→ **EXERCISE DETAILS**: Leaving the pictures out, print the lines from the first line of the listing through the line containing "39.65, 39.7, 39.65];", exactly as they read, and no others.

→ **RECORDED INFORMATION**:
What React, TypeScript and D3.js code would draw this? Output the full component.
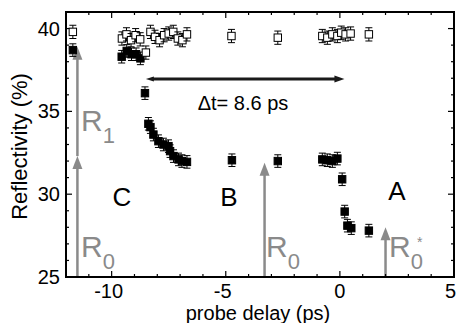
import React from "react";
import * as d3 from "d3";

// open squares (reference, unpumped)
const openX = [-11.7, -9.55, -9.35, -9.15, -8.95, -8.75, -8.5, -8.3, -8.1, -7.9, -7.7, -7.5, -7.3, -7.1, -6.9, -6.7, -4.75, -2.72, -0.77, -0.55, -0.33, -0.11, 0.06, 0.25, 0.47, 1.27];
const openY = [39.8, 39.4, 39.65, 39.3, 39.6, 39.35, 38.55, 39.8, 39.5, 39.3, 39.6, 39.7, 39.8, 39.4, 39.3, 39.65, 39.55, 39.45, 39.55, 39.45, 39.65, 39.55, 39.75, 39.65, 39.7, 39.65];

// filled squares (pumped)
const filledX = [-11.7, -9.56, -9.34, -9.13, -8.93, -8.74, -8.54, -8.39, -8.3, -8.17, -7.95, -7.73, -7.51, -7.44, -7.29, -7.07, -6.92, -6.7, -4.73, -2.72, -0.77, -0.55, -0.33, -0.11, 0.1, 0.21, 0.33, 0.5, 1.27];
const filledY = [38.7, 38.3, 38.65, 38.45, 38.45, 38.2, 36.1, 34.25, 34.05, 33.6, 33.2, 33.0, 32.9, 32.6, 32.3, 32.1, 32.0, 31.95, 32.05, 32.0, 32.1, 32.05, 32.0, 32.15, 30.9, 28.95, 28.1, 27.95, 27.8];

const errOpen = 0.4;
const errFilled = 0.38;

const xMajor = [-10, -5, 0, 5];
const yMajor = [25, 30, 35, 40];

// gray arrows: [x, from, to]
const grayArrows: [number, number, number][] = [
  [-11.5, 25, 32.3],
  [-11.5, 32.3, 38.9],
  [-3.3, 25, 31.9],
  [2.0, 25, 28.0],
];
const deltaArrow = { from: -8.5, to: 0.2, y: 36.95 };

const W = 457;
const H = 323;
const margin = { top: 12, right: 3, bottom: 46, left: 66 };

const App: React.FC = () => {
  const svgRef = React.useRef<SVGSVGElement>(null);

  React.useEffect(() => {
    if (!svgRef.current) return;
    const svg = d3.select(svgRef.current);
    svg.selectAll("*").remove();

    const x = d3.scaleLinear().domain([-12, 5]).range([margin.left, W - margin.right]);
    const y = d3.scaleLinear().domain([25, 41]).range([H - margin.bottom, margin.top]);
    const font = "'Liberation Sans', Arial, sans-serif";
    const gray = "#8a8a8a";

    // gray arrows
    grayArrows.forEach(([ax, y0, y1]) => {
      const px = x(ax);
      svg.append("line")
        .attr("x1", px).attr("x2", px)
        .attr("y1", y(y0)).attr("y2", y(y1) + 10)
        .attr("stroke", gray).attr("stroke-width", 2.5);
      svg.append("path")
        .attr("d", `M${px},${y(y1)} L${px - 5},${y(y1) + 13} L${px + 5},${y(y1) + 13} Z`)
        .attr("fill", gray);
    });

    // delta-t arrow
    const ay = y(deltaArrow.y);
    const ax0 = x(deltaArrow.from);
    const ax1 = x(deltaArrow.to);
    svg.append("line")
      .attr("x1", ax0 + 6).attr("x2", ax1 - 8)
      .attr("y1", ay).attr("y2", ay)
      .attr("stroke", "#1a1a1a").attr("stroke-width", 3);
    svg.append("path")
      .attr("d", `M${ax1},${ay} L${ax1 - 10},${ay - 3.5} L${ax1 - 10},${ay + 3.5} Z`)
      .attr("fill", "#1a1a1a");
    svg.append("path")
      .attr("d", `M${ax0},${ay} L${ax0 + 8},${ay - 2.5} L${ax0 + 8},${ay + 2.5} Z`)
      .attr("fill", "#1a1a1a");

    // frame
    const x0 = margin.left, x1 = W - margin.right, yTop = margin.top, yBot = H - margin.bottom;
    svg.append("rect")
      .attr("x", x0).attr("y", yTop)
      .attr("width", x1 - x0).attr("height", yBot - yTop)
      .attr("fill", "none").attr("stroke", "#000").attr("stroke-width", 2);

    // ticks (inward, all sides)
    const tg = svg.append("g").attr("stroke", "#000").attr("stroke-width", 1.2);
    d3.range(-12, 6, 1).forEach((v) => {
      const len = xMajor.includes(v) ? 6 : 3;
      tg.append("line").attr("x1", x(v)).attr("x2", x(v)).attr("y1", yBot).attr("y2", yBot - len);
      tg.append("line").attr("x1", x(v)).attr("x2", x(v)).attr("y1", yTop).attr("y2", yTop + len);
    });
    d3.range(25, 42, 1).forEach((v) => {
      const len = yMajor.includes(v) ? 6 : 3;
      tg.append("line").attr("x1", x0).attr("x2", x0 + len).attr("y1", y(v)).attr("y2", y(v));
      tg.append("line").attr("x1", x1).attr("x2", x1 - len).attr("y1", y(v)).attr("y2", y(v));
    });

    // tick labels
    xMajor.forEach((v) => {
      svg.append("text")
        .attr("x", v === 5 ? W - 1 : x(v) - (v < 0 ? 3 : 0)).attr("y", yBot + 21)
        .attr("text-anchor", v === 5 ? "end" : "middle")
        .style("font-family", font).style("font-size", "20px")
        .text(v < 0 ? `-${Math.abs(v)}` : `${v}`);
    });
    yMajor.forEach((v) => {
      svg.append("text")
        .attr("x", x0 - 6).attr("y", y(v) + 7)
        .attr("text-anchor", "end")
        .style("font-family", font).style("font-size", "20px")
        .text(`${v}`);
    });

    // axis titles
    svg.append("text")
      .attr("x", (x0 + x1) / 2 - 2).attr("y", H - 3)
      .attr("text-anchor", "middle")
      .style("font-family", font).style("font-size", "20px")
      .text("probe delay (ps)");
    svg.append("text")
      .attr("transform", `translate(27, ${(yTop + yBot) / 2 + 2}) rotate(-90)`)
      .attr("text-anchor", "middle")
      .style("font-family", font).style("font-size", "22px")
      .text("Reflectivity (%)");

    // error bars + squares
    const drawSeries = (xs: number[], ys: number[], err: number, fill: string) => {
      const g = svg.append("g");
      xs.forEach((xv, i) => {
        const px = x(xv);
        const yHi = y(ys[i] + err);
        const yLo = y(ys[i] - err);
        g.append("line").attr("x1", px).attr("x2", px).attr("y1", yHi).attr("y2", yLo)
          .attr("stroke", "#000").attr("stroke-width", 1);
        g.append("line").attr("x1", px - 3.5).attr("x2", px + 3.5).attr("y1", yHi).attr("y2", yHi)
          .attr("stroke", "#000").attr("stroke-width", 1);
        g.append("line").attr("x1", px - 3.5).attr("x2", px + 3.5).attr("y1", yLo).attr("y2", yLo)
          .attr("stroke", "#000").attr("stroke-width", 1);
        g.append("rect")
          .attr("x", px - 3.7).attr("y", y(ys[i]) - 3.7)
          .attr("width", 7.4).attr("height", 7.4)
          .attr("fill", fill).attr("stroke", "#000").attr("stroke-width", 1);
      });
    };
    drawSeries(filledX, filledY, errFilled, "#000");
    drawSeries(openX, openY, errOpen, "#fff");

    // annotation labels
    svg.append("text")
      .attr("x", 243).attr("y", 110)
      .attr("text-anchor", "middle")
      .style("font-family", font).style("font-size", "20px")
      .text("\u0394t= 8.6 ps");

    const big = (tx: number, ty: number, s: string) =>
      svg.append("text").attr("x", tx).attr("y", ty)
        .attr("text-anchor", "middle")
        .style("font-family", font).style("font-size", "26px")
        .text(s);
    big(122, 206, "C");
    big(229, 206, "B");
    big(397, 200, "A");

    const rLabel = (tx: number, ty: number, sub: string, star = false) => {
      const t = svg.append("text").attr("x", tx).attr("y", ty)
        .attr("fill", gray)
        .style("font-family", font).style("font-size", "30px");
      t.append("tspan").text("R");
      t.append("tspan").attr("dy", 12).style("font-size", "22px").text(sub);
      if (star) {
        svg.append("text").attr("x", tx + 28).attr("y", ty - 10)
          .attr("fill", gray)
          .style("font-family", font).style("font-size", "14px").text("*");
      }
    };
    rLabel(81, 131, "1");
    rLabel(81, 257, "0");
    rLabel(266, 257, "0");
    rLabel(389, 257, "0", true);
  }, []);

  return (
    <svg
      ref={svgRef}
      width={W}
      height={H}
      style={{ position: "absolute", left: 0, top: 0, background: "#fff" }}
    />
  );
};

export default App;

→ **WRITTEN SOLUTION**:
What React, TypeScript and D3.js code would draw this? Output the full component.
import React from "react";
import * as d3 from "d3";

// open squares (reference, unpumped)
const openX = [-11.7, -9.55, -9.35, -9.15, -8.95, -8.75, -8.5, -8.3, -8.1, -7.9, -7.7, -7.5, -7.3, -7.1, -6.9, -6.7, -4.75, -2.72, -0.77, -0.55, -0.33, -0.11, 0.06, 0.25, 0.47, 1.27];
const openY = [39.8, 39.4, 39.65, 39.3, 39.6, 39.35, 38.55, 39.8, 39.5, 39.3, 39.6, 39.7, 39.8, 39.4, 39.3, 39.65, 39.55, 39.45, 39.55, 39.45, 39.65, 39.55, 39.75, 39.65, 39.7, 39.65];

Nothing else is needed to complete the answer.